In October, the UK Investor Forum was launched. The Forum arises from recommendations in John Kay’s report on the equity markets. The Forum is intended to be a mechanism to allow investors to work together more effectively than hitherto on UK companies where there is a perception that the company‘s strategy and/or some other aspect of the company is failing. The Forum is also intended to permit litigation-shy and publicity-shy US and sovereign wealth funds to work more closely – or simply to work at all – with UK investors.
Speeches from the investment fund industry made clear that, amongst other things, the Forum might help the UK economy in that there would be earlier identification and resolution of UK companies that might otherwise fail and/or underperform materially. That is an objective with which OMGI wholeheartedly agrees. Accordingly, we have had meetings with representatives of the Forum and we anticipate we will fully participate.
The launch event was attended by, amongst others, the UK’s Secretary of State for Business, Innovation and Skills, the Rt Hon Dr Vince Cable MP. Towards the end of the launch, Dr Cable was asked what two things he hoped would be the outcome of the Forum.
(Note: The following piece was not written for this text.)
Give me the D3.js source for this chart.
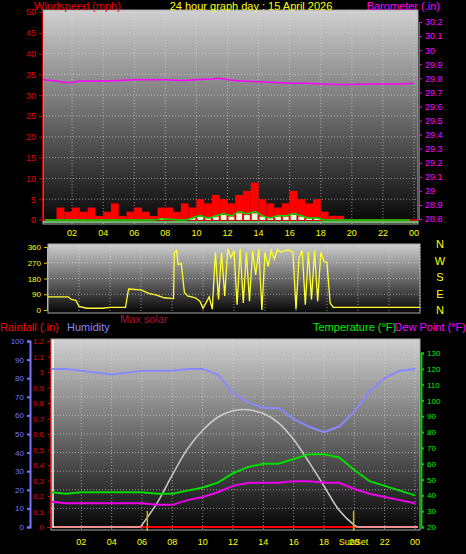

He replied, a cut in executive pay and a reduction in UK takeover activity. It was somewhat disappointing that the top two takeaways did not include recognition of the ambition of the Forum to (amongst other things) act to improve the UK economy.
Old Mutual Global Investors is currently implementing voting across its funds consistent with our policy guidelines as set out at. We intend to vote on all applicable holdings during early 2015. We will revise and update our statement of compliance with the UK Stewardship Code to reflect our new practice accordingly.